Bird, an on-demand scooter-sharing company, raised another $300 Million last week. The latest round was led by Sequoia Capital, the California-based VC fund famous for its early investments in Apple, Instagram and WhatsApp. The latest funding round is Bird’s second within two months. It raised the company’s valuation from $1 Billion in May to $2 Billion.

Why does it matter?

The Scooter-Hype has taken Silicon Valley by storm. Lime, Spin, and Bird are amongst the most prominent companies. Yet Uber and Lyft have also signalled their interest in joining the race. The Scooter companies pledge to transform urban mobility by:

  • offering environmentally friendly services
  • contributing towards a reduction of cars on the streets
  • offering fun solutions for the so-called ‘last mile commute’

What’s next?

The companies entered cities with an ‘ask forgiveness, not permission’ approach, resembling the efforts of other urban mobility companies.
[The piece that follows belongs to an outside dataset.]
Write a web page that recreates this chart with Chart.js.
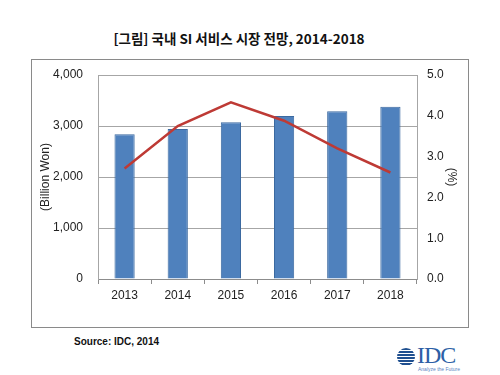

The unloading of the scooters on the streets, however, has created nuisance in many cities. Authorities in many cities have decided to step in. Recently San Francisco announced a cap of 5 Scooter company permits for 2018; (the permits require users to wear helmets). This seems to be latest twist in the never-ending story of Silicon Valley vs. Regulation. Expect more to come, as Bird and Lime expand across the Atlantic.